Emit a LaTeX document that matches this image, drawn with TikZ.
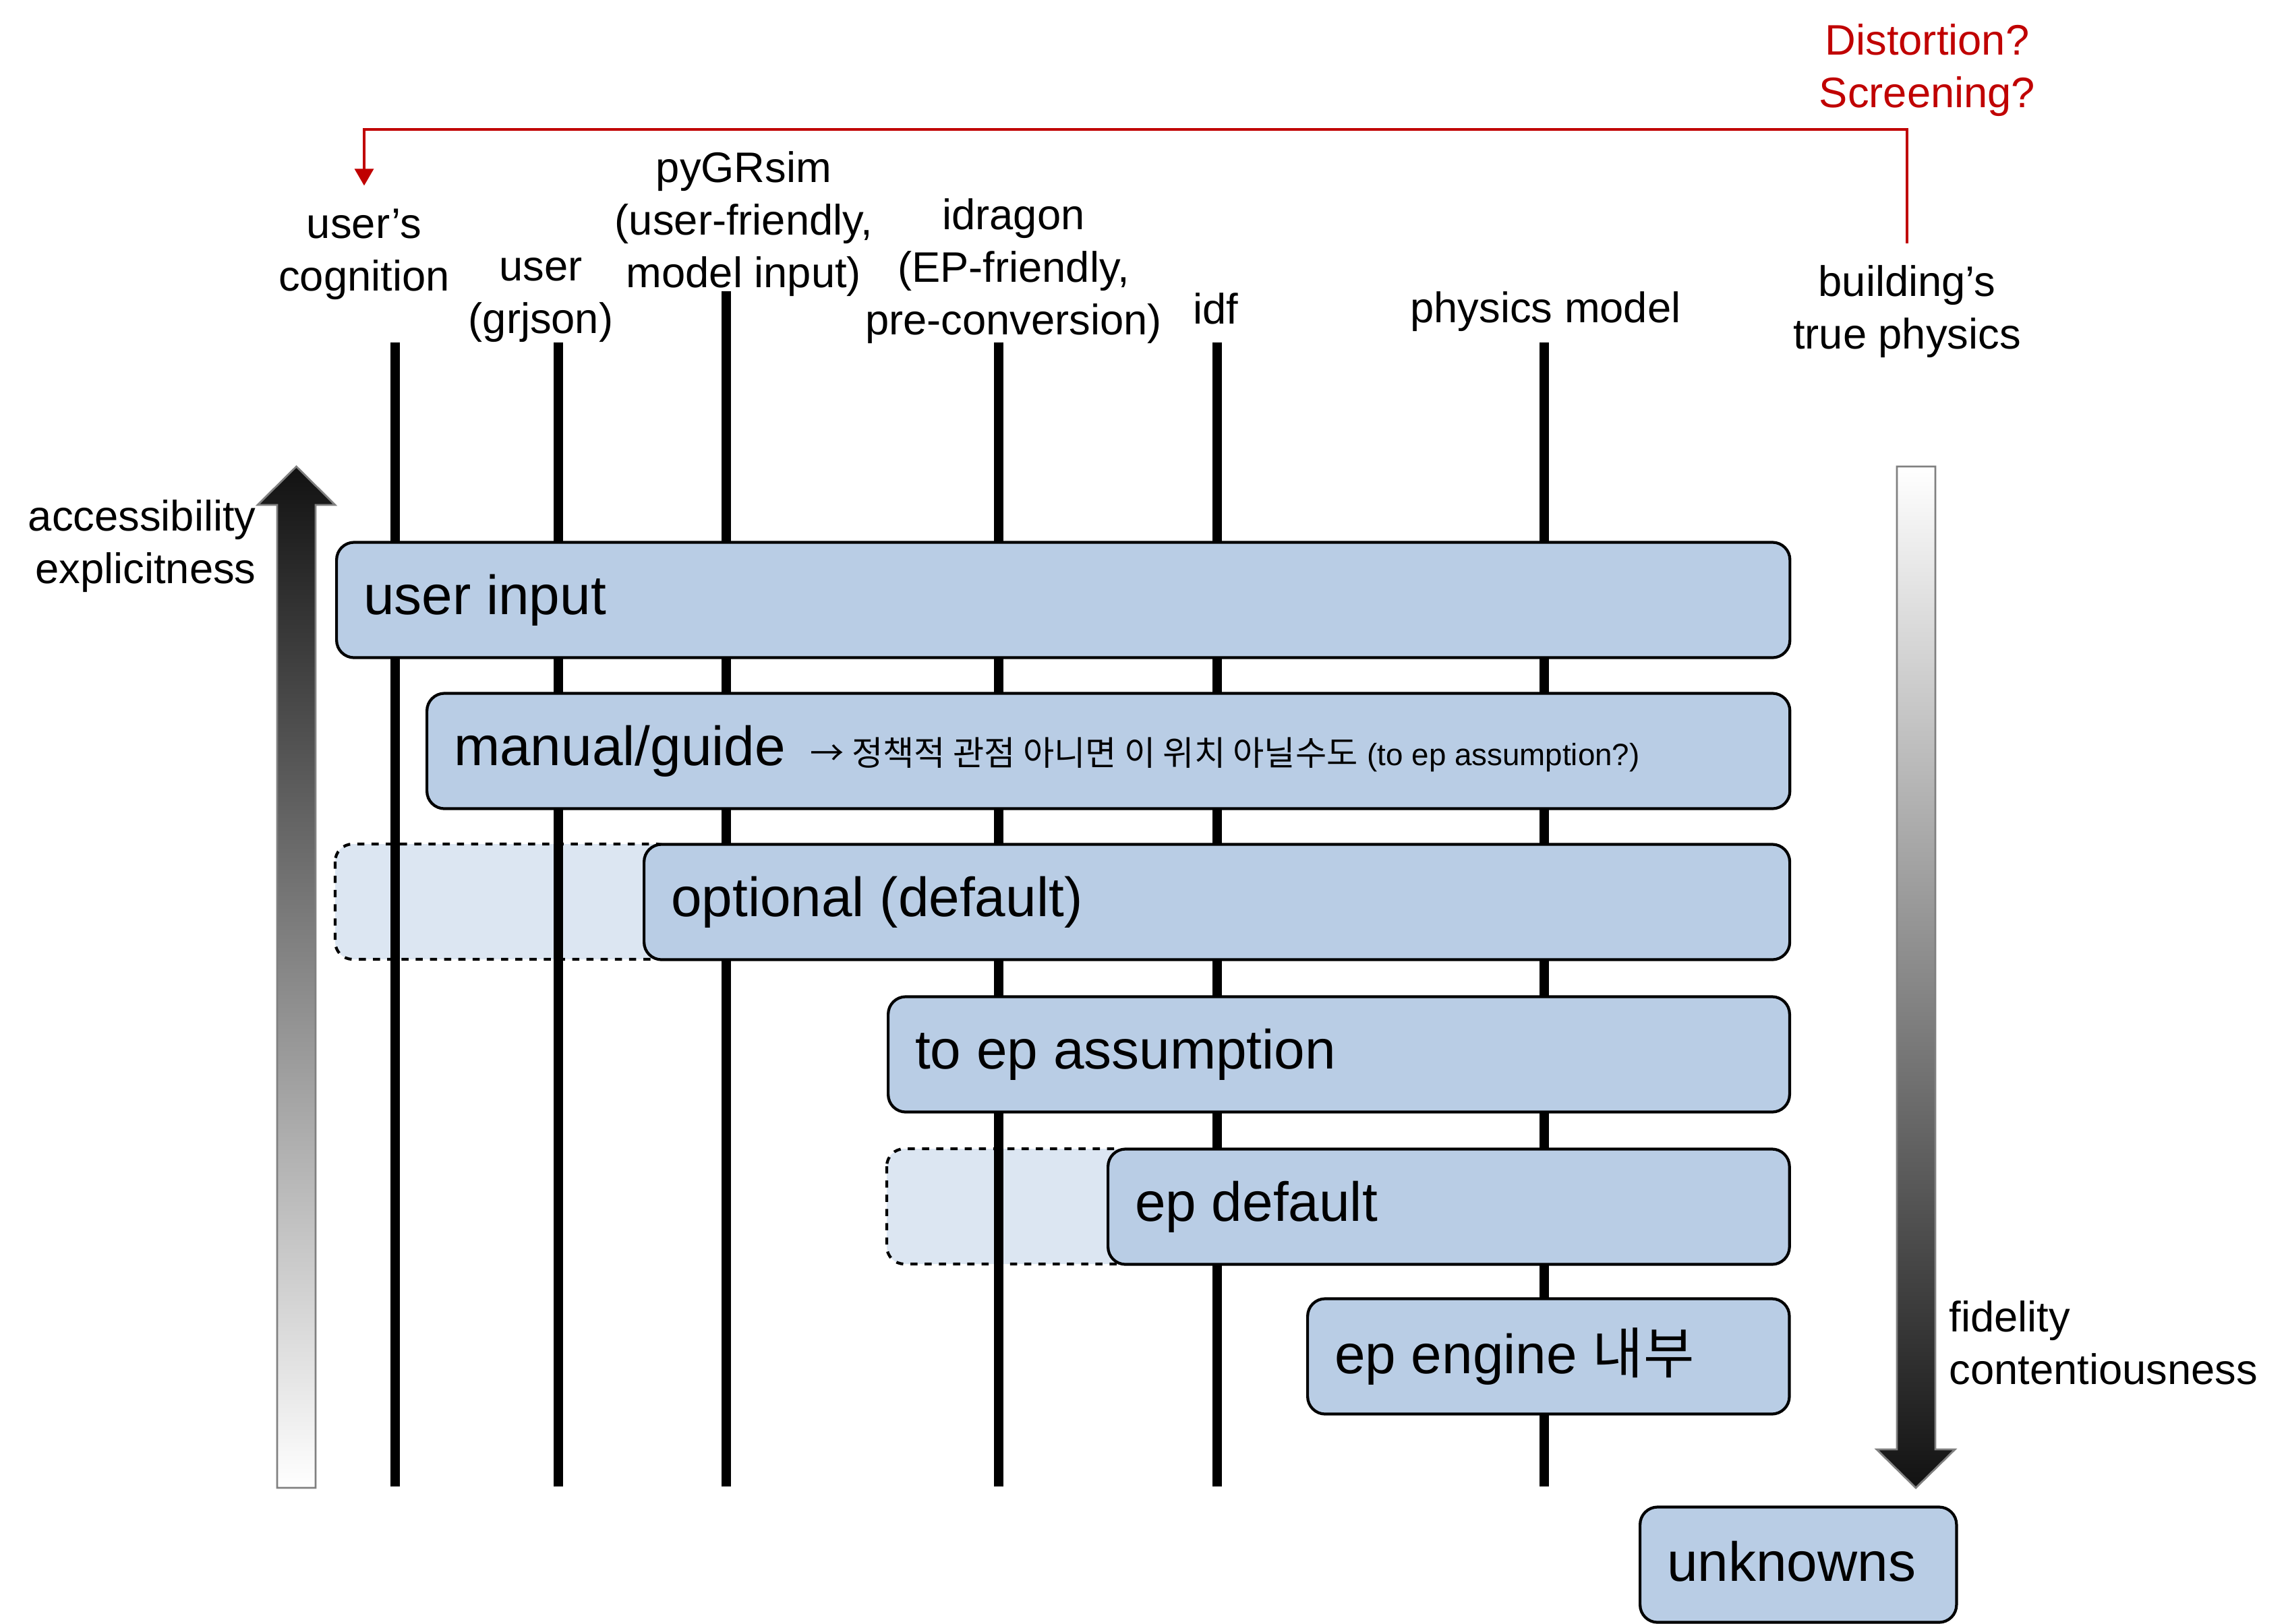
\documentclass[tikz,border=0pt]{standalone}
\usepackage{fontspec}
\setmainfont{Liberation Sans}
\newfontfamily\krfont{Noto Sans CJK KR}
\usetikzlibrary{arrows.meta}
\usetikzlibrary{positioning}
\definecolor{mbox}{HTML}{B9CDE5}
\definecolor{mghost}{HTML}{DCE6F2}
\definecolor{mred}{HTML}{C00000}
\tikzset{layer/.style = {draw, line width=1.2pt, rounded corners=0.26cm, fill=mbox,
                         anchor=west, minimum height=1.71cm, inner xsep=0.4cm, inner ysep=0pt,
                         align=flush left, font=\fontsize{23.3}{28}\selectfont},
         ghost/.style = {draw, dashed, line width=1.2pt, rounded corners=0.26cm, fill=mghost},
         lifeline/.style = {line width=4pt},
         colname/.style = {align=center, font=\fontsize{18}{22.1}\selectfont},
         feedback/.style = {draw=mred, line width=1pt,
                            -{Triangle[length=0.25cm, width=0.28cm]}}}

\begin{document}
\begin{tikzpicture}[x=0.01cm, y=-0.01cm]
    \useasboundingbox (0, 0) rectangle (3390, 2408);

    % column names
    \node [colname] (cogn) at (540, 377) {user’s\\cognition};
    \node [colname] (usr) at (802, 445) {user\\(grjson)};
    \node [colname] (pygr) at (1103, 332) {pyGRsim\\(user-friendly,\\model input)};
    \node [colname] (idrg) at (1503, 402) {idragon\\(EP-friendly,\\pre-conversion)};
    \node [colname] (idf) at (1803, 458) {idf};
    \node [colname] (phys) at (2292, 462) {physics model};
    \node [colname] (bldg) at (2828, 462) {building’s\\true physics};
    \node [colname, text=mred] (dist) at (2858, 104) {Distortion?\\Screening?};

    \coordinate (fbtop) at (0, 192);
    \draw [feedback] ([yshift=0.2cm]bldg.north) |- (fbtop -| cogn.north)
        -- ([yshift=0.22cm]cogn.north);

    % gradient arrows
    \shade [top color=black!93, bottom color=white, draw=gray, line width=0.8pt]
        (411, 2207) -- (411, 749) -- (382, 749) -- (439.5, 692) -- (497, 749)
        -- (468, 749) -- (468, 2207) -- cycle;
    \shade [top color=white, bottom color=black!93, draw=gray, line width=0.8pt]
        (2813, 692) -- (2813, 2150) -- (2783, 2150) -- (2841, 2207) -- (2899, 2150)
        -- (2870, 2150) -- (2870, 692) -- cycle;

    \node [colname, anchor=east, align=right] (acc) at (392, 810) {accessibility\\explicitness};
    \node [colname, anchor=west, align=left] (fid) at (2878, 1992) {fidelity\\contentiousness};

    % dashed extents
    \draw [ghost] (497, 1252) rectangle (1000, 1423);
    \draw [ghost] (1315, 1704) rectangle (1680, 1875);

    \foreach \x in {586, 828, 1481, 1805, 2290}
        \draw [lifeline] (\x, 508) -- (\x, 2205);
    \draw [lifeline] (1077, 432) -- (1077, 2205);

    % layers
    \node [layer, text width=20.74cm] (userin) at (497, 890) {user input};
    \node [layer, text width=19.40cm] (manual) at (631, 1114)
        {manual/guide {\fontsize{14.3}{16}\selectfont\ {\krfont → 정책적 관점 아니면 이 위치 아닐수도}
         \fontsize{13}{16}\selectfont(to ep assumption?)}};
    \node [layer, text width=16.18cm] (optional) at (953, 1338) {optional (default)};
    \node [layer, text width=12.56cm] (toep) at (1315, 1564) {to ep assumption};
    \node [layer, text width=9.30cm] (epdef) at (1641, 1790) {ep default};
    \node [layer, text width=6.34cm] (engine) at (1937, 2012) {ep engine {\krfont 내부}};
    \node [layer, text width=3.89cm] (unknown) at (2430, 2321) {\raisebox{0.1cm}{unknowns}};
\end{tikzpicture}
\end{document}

***

Task to complete
Without the pictures, print the whole listing exactly as given.

Exercise solution
Emit a LaTeX document that matches this image, drawn with TikZ.
\documentclass[tikz,border=0pt]{standalone}
\usepackage{fontspec}
\setmainfont{Liberation Sans}
\newfontfamily\krfont{Noto Sans CJK KR}
\usetikzlibrary{arrows.meta}
\usetikzlibrary{positioning}
\definecolor{mbox}{HTML}{B9CDE5}
\definecolor{mghost}{HTML}{DCE6F2}
\definecolor{mred}{HTML}{C00000}
\tikzset{layer/.style = {draw, line width=1.2pt, rounded corners=0.26cm, fill=mbox,
                         anchor=west, minimum height=1.71cm, inner xsep=0.4cm, inner ysep=0pt,
                         align=flush left, font=\fontsize{23.3}{28}\selectfont},
         ghost/.style = {draw, dashed, line width=1.2pt, rounded corners=0.26cm, fill=mghost},
         lifeline/.style = {line width=4pt},
         colname/.style = {align=center, font=\fontsize{18}{22.1}\selectfont},
         feedback/.style = {draw=mred, line width=1pt,
                            -{Triangle[length=0.25cm, width=0.28cm]}}}

\begin{document}
\begin{tikzpicture}[x=0.01cm, y=-0.01cm]
    \useasboundingbox (0, 0) rectangle (3390, 2408);

    % column names
    \node [colname] (cogn) at (540, 377) {user’s\\cognition};
    \node [colname] (usr) at (802, 445) {user\\(grjson)};
    \node [colname] (pygr) at (1103, 332) {pyGRsim\\(user-friendly,\\model input)};
    \node [colname] (idrg) at (1503, 402) {idragon\\(EP-friendly,\\pre-conversion)};
    \node [colname] (idf) at (1803, 458) {idf};
    \node [colname] (phys) at (2292, 462) {physics model};
    \node [colname] (bldg) at (2828, 462) {building’s\\true physics};
    \node [colname, text=mred] (dist) at (2858, 104) {Distortion?\\Screening?};

    \coordinate (fbtop) at (0, 192);
    \draw [feedback] ([yshift=0.2cm]bldg.north) |- (fbtop -| cogn.north)
        -- ([yshift=0.22cm]cogn.north);

    % gradient arrows
    \shade [top color=black!93, bottom color=white, draw=gray, line width=0.8pt]
        (411, 2207) -- (411, 749) -- (382, 749) -- (439.5, 692) -- (497, 749)
        -- (468, 749) -- (468, 2207) -- cycle;
    \shade [top color=white, bottom color=black!93, draw=gray, line width=0.8pt]
        (2813, 692) -- (2813, 2150) -- (2783, 2150) -- (2841, 2207) -- (2899, 2150)
        -- (2870, 2150) -- (2870, 692) -- cycle;

    \node [colname, anchor=east, align=right] (acc) at (392, 810) {accessibility\\explicitness};
    \node [colname, anchor=west, align=left] (fid) at (2878, 1992) {fidelity\\contentiousness};

    % dashed extents
    \draw [ghost] (497, 1252) rectangle (1000, 1423);
    \draw [ghost] (1315, 1704) rectangle (1680, 1875);

    \foreach \x in {586, 828, 1481, 1805, 2290}
        \draw [lifeline] (\x, 508) -- (\x, 2205);
    \draw [lifeline] (1077, 432) -- (1077, 2205);

    % layers
    \node [layer, text width=20.74cm] (userin) at (497, 890) {user input};
    \node [layer, text width=19.40cm] (manual) at (631, 1114)
        {manual/guide {\fontsize{14.3}{16}\selectfont\ {\krfont → 정책적 관점 아니면 이 위치 아닐수도}
         \fontsize{13}{16}\selectfont(to ep assumption?)}};
    \node [layer, text width=16.18cm] (optional) at (953, 1338) {optional (default)};
    \node [layer, text width=12.56cm] (toep) at (1315, 1564) {to ep assumption};
    \node [layer, text width=9.30cm] (epdef) at (1641, 1790) {ep default};
    \node [layer, text width=6.34cm] (engine) at (1937, 2012) {ep engine {\krfont 내부}};
    \node [layer, text width=3.89cm] (unknown) at (2430, 2321) {\raisebox{0.1cm}{unknowns}};
\end{tikzpicture}
\end{document}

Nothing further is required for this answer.